During animal sacrifice in ancient Hellas, a very specific portion of the sacrifice is given to the Theoi. This part of the animal is the mēria (μηρια), consisting of both thigh bones in their fat, which was placed on the altar, sprinkled with a liquid libation and incense, and then burned. The scented smoke was said to sustain and please the Theoi, and the sacrificial smoke also carried the prayers of the worshippers to Them. The mēria is a very specific portion, and today, we will discuss how it came to be so, and how it related to actual sacrifice.

Mythologically speaking, we have Prometheus to thank for the mēria, as I have mentioned before:

After the Titanomachy, Zeus claimed His throne as rightful King to the Deathless Ones. Humanity did not yet exist. While most Titans were locked away in Tartarus by Zeus, Prometheus and Epimetheus--who were brothers--had been either neutral or on the side of Zeus during the Titan War and were therefor given a task. Prometheus was given the task of creating man and Epimetheus was ordered go give good qualities to all creatures of earth. Prometheus shaped man out of clay and Athena breathed life into him. Epimetheus spread swiftness, cunning, fur and wings but ran out of gifts when he came to man. Prometheus remedied the situation by allowing men to walk upright and gave them fire.

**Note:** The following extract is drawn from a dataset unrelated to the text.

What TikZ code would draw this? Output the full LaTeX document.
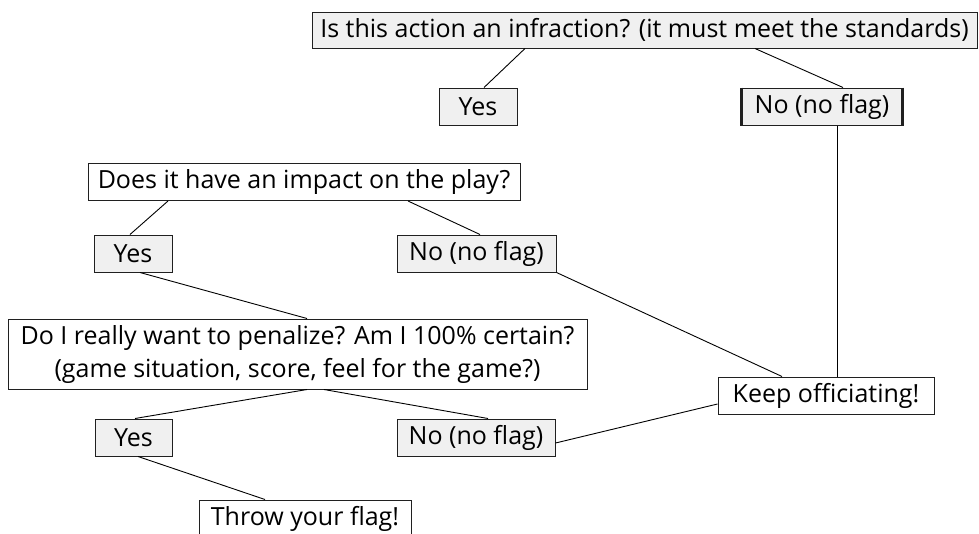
\documentclass[tikz,border=0pt]{standalone}
\usepackage{fontspec}
\setmainfont{Open Sans}
\definecolor{boxgray}{HTML}{F0F0F0}
\definecolor{edge}{HTML}{202020}
\tikzset{
  base/.style={draw=edge, line width=1pt, inner sep=0pt, align=center,
    font=\fontsize{25}{33}\selectfont, text=black},
  gbox/.style={base, fill=boxgray},
  wbox/.style={base, fill=white},
  conn/.style={draw=black, line width=0.9pt},
}
\begin{document}
\begin{tikzpicture}[x=1pt,y=-1pt]
\useasboundingbox (0,0) rectangle (979,533);
\clip (0,0) rectangle (979,533);
\fill[white] (0,0) rectangle (979,533);

\node[gbox, minimum width=665pt, minimum height=36pt] (q1) at (644.5,30) {Is this action an infraction? (it must meet the standards)};
\node[gbox, minimum width=78pt, minimum height=37pt] (y1) at (478,106.5) {Yes};
\node[gbox, minimum width=160pt, minimum height=37pt] (n1) at (822,106.5) {No (no flag)};
\draw[edge, line width=2.5pt] (n1.north west) -- (n1.south west);
\draw[edge, line width=2.5pt] (n1.north east) -- (n1.south east);

\node[wbox, minimum width=432pt, minimum height=37pt] (q2) at (304,182) {Does it have an impact on the play?};
\node[gbox, minimum width=78pt, minimum height=37pt] (y2) at (133,253.5) {Yes};
\node[gbox, minimum width=159pt, minimum height=37pt] (n2) at (476.5,253.5) {No (no flag)};

\node[wbox, minimum width=579pt, minimum height=70pt] (q3) at (297.5,354) {Do I really want to penalize? Am I 100\% certain?\\(game situation, score, feel for the game?)};
\node[gbox, minimum width=77pt, minimum height=37pt] (y3) at (133.5,437.5) {Yes};
\node[gbox, minimum width=158pt, minimum height=37pt] (n3) at (476,437.5) {No (no flag)};

\node[wbox, minimum width=216pt, minimum height=37pt] (keep) at (826,395.5) {Keep officiating!};
\node[wbox, minimum width=212pt, minimum height=37pt] (thr) at (305,518.5) {Throw your flag!};

\draw[conn] ([xshift=-119.5pt]q1.south) -- ([xshift=6pt]y1.north);
\draw[conn] ([xshift=110.5pt]q1.south) -- ([xshift=21pt]n1.north);
\draw[conn] ([xshift=15pt]n1.south) -- ([xshift=11pt]keep.north);
\draw[conn] ([xshift=-136pt]q2.south) -- ([xshift=-3pt]y2.north);
\draw[conn] ([xshift=104pt]q2.south) -- ([xshift=3.5pt]n2.north);
\draw[conn] ([xshift=7pt]y2.south) -- ([xshift=9.5pt]q3.north);
\draw[conn] (n2.south east) -- ([xshift=-44pt]keep.north);
\draw[conn] ([xshift=9.5pt]q3.south) -- ([xshift=1.5pt]y3.north);
\draw[conn] ([xshift=26.5pt]q3.south) -- ([xshift=12pt]n3.north);
\draw[conn] ([xshift=4.5pt]y3.south) -- ([xshift=-40pt]thr.north);
\draw[conn] ([yshift=-5.5pt]n3.east) -- ([yshift=-8.5pt]keep.west);
\end{tikzpicture}
\end{document}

It soon became apparent that Prometheus loved man more than the Olympians. When Zeus decreed that man must give sacrifice to the Deathless Ones, Prometheus stood ready to aid humanity. He butchered an animal and divided it into piles; the bones and fat formed one of them, the good meat wrapped in the hide of the animal, the other. Zeus vowed that he would abide by the choice He made now, and picked the tasty looking pile of bones. Zeus was angered but could not take back his vow. What he could take back, was the gift of fire, and this He did.

This, of course, led to the famous bit in the story of Prometheus where he retakes the fire from Zeus and is punished by being tied up on mount Olympos and having his liver eaten out by a giant eagle everyday, as the appendix grew back overnight. Prometheus was eventually set free, but the mēria remained.

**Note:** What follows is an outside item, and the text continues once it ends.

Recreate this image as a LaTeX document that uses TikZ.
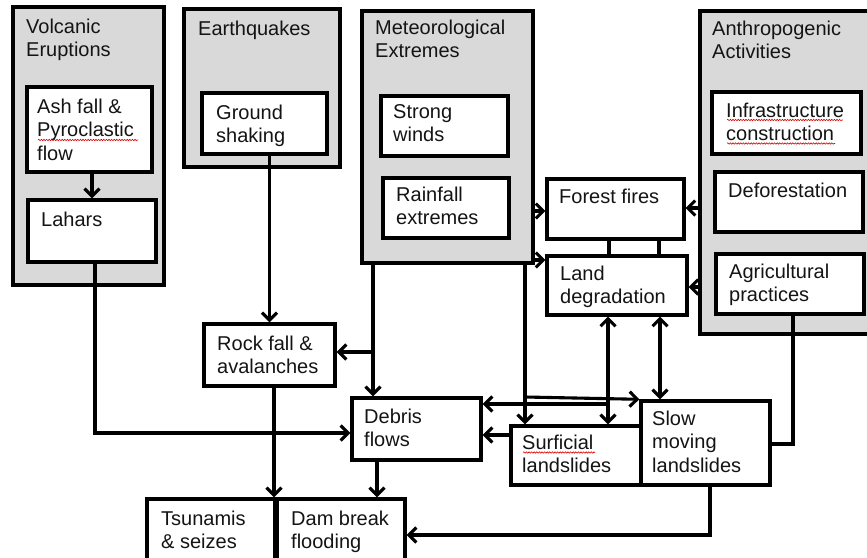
\documentclass[tikz,border=0pt]{standalone}
\usepackage{fontspec}
\setmainfont{Liberation Sans}
\usetikzlibrary{arrows.meta,fit,calc,decorations.pathmorphing}
\definecolor{groupgray}{HTML}{D9D9D9}
\definecolor{ink}{HTML}{141414}
% left-aligned stack of lines whose reference point is the first baseline
\newcommand{\boxtext}[1]{{\fontsize{20}{23.5}\selectfont\begin{tabular}[t]{@{}l@{}}#1\end{tabular}}}
\tikzset{
  grp/.style={draw=black, line width=3.4pt, fill=groupgray, inner sep=0pt},
  box/.style={draw=black, line width=3.4pt, fill=white, inner sep=0pt},
  lbl/.style={anchor=base west, inner sep=0pt, text=ink},
  barb/.tip={Straight Barb[length=7.5pt,width=15pt]},
  arr/.style={line width=3.1pt, -barb},
  dbl/.style={line width=3.1pt, barb-barb},
  link/.style={line width=3.1pt},
  spell/.style={draw=red!85!black, line width=0.6pt, decorate,
    decoration={snake, amplitude=0.7pt, segment length=2.6pt}}
}
\begin{document}
\begin{tikzpicture}[x=1pt,y=-1pt]
\useasboundingbox (0,0) rectangle (867,557);
\fill[white] (0,0) rectangle (867,557);
\clip (0,0) rectangle (867,557);

% hazard groups
\node[grp, fit={(13,7) (164,285)}] (volc) {};
\node[grp, fit={(184,9) (340,167)}] (quake) {};
\node[grp, fit={(362,11) (533,263)}] (meteo) {};
\node[grp, fit={(700,11) (885,334)}] (anthro) {};

% boxes inside the groups
\node[box, fit={(27,87) (152,172)}] (ash) {};
\node[box, fit={(28,200) (156,262)}] (lahars) {};
\node[box, fit={(202,93) (327,154)}] (ground) {};
\node[box, fit={(381,96) (508,156)}] (winds) {};
\node[box, fit={(383,178) (509,238)}] (rain) {};
\node[box, fit={(712,92) (861,154)}] (infra) {};
\node[box, fit={(715,172) (863,232)}] (defor) {};
\node[box, fit={(716,254) (864,314)}] (agri) {};

% processes
\node[box, line width=3.1pt, fit={(547,179) (684,239)}] (fire) {};
\node[box, line width=3.1pt, fit={(547,256) (687,315)}] (landdeg) {};
\node[box, fit={(204,324) (335,386)}] (rock) {};
\node[box, fit={(352,398) (481,460)}] (debris) {};
\node[box, fit={(511,426) (641,485)}] (surf) {};
\node[box, fit={(641,401) (770,485)}] (slow) {};
\node[box, fit={(147,499) (277,575)}] (tsu) {};
\node[box, fit={(277,499) (405,575)}] (dam) {};
\draw[line width=5.5pt] (dam.north west) -- (dam.south west);

% routing columns and rows
\coordinate (col-lahar) at (95,0);
\coordinate (col-mL) at (373,0);
\coordinate (col-mR) at (525,0);
\coordinate (col-ls) at (608,0);
\coordinate (col-lm) at (660,0);
\coordinate (col-f1) at (609,0);
\coordinate (col-f2) at (659,0);
\coordinate (col-rock) at (274,0);
\coordinate (col-deb) at (377,0);
\coordinate (col-agri) at (793,0);
\coordinate (col-slow) at (710,0);
\coordinate (row-lahar) at (0,433);
\coordinate (row-rock) at (0,352);
\coordinate (row-fire) at (0,211);
\coordinate (row-land) at (0,260);
\coordinate (row-ff) at (0,208);
\coordinate (row-ld) at (0,287);
\coordinate (row-m2s) at (0,397);
\coordinate (row-l2d) at (0,404);
\coordinate (row-s2d) at (0,435);
\coordinate (row-agri) at (0,444);
\coordinate (row-dam) at (0,535);

% connectors
\draw[arr] (ash.south -| lahars.north) -- (lahars.north);
\draw[arr] (ground.south -| rock.north) -- (rock.north);
\draw[arr] (lahars.south -| col-lahar) |- (debris.west |- row-lahar);
\draw[arr] (meteo.east |- row-fire) -- (fire.west |- row-fire);
\draw[arr] (meteo.east |- row-land) -- (landdeg.west |- row-land);
\draw[arr] (anthro.west |- row-ff) -- (fire.east |- row-ff);
\draw[arr] (anthro.west |- row-ld) -- (landdeg.east |- row-ld);
\draw[link] (fire.south -| col-f1) -- (landdeg.north -| col-f1);
\draw[link] (fire.south -| col-f2) -- (landdeg.north -| col-f2);
\draw[arr] (meteo.south -| col-mL) -- (debris.north -| col-mL);
\draw[arr] (col-mL |- row-rock) -- (rock.east |- row-rock);
\draw[arr] (meteo.south -| col-mR) -- (surf.north -| col-mR);
\draw[arr] (col-mR |- row-m2s) -- (slow.north west);
\draw[dbl] (landdeg.south -| col-ls) -- (surf.north -| col-ls);
\draw[dbl] (landdeg.south -| col-lm) -- (slow.north -| col-lm);
\draw[arr] (col-ls |- row-l2d) -- (debris.east |- row-l2d);
\draw[arr] (surf.west |- row-s2d) -- (debris.east |- row-s2d);
\draw[link] (agri.south -| col-agri) |- (slow.east |- row-agri);
\draw[arr] (slow.south -| col-slow) |- (dam.east |- row-dam);
\draw[arr] (rock.south -| col-rock) -- (dam.north -| col-rock);
\draw[arr] (debris.south -| col-deb) -- (dam.north -| col-deb);

% labels
\node[lbl] (t-volc) at (26,33) {\boxtext{Volcanic\\Eruptions}};
\node[lbl] (t-ash) at (37,113) {\boxtext{Ash fall \&\\Pyroclastic\\flow}};
\node[lbl] (t-lahars) at (41,226) {\boxtext{Lahars}};
\node[lbl] (t-quake) at (198,35) {\boxtext{Earthquakes}};
\node[lbl] (t-ground) at (216,119) {\boxtext{Ground\\shaking}};
\node[lbl] (t-meteo) at (375,34) {\boxtext{Meteorological\\Extremes}};
\node[lbl] (t-winds) at (393,118) {\boxtext{Strong\\winds}};
\node[lbl] (t-rain) at (396,201) {\boxtext{Rainfall\\extremes}};
\node[lbl] (t-fire) at (559,203) {\boxtext{Forest fires}};
\node[lbl] (t-landdeg) at (560,280) {\boxtext{Land\\degradation}};
\node[lbl] (t-anthro) at (712,35) {\boxtext{Anthropogenic\\Activities}};
\node[lbl] (t-infra) at (726,117) {\boxtext{Infrastructure\\construction}};
\node[lbl] (t-defor) at (728,197) {\boxtext{Deforestation}};
\node[lbl] (t-agri) at (729,278) {\boxtext{Agricultural\\practices}};
\node[lbl] (t-rock) at (217,350) {\boxtext{Rock fall \&\\avalanches}};
\node[lbl] (t-debris) at (364,423) {\boxtext{Debris\\flows}};
\node[lbl] (t-surf) at (522,449) {\boxtext{Surficial\\landslides}};
\node[lbl] (t-slow) at (652,425) {\boxtext{Slow\\moving\\landslides}};
\node[lbl] (t-tsu) at (161,525) {\boxtext{Tsunamis\\\& seizes}};
\node[lbl] (t-dam) at (291,525) {\boxtext{Dam break\\flooding}};

% spell-check squiggles under flagged words
\draw[spell] (38,140) -- (138,140);
\draw[spell] (727,120) -- (843,120);
\draw[spell] (727,143.5) -- (835,143.5);
\draw[spell] (523,452.5) -- (595,452.5);
\end{tikzpicture}
\end{document}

Evidence shows that thighbones must be considered as the oldest and most common form of burnt sacrifice. The preference for thighbones may be a practice inherited from the Late Bronze Age, as this part is found in Mycenaean sacrificial deposits and also mentioned in Hómēros. Since the term mēria can mean both thigh and thighbone, it has been suggested by scholars that in many cases the entire, fleshy leg would be burnt as the god’s portion and not just the bones, the choice depending on the piety or generosity of the individual worshipper. Other scholars have said that it were only the thigh bones and the fat which were burned, because the meat on the thigh was given to the priest or priestess who aided in the sacrifice.

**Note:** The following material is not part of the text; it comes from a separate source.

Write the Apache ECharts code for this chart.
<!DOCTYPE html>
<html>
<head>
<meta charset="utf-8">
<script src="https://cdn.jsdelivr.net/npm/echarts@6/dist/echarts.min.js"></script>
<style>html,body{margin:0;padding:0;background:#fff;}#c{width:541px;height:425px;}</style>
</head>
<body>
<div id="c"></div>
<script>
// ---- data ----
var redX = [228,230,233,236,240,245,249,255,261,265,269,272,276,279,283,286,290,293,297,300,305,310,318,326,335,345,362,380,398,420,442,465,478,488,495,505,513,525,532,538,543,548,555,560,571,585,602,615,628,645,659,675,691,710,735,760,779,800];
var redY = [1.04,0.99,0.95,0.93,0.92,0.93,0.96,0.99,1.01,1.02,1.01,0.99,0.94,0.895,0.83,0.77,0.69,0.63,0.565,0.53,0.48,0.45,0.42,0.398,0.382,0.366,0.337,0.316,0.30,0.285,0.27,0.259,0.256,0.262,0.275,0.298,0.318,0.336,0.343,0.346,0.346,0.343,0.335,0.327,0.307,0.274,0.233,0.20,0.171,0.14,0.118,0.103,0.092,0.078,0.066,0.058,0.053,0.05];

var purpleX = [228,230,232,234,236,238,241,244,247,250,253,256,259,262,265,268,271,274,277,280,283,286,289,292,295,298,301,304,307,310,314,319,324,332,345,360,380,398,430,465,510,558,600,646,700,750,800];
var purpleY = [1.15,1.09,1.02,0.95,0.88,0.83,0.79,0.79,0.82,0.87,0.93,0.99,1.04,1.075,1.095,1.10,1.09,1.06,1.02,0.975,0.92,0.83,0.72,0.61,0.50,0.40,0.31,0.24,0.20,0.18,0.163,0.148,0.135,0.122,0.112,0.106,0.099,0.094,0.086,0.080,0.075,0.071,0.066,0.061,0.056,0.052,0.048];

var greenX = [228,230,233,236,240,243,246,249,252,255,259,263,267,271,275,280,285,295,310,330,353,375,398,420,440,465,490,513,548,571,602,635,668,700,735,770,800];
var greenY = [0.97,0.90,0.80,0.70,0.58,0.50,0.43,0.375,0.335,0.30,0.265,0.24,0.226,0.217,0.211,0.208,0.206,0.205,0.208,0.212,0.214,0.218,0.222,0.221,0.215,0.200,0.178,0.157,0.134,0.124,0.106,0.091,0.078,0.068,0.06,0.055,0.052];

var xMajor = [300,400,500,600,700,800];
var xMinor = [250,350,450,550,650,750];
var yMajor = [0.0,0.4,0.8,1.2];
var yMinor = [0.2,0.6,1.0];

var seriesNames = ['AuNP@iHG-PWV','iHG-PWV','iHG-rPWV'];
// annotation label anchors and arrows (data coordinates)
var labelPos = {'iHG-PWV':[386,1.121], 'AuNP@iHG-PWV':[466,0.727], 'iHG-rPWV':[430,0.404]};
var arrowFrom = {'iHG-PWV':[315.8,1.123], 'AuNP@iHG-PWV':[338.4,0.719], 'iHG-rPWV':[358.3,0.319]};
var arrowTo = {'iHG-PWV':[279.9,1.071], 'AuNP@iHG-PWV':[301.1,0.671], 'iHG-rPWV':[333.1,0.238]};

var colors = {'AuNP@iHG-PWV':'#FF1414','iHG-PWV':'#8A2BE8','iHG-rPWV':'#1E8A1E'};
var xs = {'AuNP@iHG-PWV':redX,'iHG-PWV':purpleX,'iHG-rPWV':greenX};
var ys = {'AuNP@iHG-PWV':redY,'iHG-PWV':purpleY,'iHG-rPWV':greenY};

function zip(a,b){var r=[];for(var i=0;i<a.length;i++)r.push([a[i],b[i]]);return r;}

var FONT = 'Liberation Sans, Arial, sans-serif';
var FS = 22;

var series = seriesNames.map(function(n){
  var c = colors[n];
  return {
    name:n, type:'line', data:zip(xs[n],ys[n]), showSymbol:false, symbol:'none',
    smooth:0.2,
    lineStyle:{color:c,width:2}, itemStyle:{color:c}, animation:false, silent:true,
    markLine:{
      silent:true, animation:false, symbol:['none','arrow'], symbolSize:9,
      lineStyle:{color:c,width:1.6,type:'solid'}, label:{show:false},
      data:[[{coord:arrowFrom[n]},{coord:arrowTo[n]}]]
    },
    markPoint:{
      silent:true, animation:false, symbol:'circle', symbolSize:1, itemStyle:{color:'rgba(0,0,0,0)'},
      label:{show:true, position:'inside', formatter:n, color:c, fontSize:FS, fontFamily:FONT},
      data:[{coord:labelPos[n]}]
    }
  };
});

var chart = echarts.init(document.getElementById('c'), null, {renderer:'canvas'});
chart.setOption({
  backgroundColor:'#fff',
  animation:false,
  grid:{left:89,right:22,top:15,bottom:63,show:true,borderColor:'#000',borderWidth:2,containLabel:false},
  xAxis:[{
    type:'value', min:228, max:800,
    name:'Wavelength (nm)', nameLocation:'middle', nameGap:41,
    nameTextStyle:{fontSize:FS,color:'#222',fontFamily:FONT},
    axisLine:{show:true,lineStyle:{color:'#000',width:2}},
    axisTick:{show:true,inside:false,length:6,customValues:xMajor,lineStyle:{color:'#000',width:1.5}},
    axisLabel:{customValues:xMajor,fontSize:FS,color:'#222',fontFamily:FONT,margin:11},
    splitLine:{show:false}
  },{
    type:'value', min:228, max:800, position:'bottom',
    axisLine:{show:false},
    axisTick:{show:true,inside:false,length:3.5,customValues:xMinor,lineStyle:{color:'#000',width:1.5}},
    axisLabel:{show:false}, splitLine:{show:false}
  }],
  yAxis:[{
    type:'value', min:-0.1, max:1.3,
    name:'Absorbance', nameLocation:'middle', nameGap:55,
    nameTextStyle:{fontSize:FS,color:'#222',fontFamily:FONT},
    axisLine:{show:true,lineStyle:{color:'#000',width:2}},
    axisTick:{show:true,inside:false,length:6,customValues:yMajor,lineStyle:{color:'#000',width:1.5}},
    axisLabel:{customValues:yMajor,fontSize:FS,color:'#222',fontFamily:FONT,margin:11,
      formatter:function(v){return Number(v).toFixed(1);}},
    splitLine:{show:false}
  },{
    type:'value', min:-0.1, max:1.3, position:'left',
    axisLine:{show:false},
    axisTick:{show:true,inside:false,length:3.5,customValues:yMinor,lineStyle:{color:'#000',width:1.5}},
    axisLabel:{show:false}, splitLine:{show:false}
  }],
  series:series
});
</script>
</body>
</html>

There is still a lot unclear about animal sacrifice in ancient Hellas, and about the mēria specifically. Since much of the information gathered on these subjects comes from examinations of bones found in votive-pits, anything else is pure speculation. Most of the ancient writers who mention animal sacrifice do not get beyond the basics of sacrificial etiquette: they did not have to, everyone knew how these sacrifices were supposed to be performed. We know that thigh bones were a standard offering, but then there are also writers who mention no bones at all. An example of this is from Hómēros' Iliad, where we find this:

"When they had offered their petition and scattered grains of barley, they drew back the victims’ heads, slit their throats and flayed them. Then they cut slices from the thighs, wrapped them in layers of fat, and laid raw meat on top. These the old man burnt on the fire, sprinkling over them a libation of red wine, while the young men stood by, five-pronged forks in their hands. When the thighs were burnt and they had tasted the inner meat, they carved the rest in small pieces, skewered and roasted them through, then drew them from the spits. Their work done and the meal prepared, they feasted and enjoyed the shared banquet, and when they had quenched their first hunger and thirst, the young men filled the mixing-bowls to the brim with wine and pouring a few drops first into each cup as a libation served the gathering." [I:428-487]

Needless to say, these accounts complicate things for scholars and modern practitioners alike. Luckily, for many of us, deciding on the practice of mēria is something most Hellenists will never have to ponder, as they have no desire or possibility to offer an animal in sacrifice, regardless. It's also foolish to expect a uniform practice from loosely united peoples over the span of centuries. Still, my mind loves to compartmentalize and label, so the mēria will be on my mind for a time to come.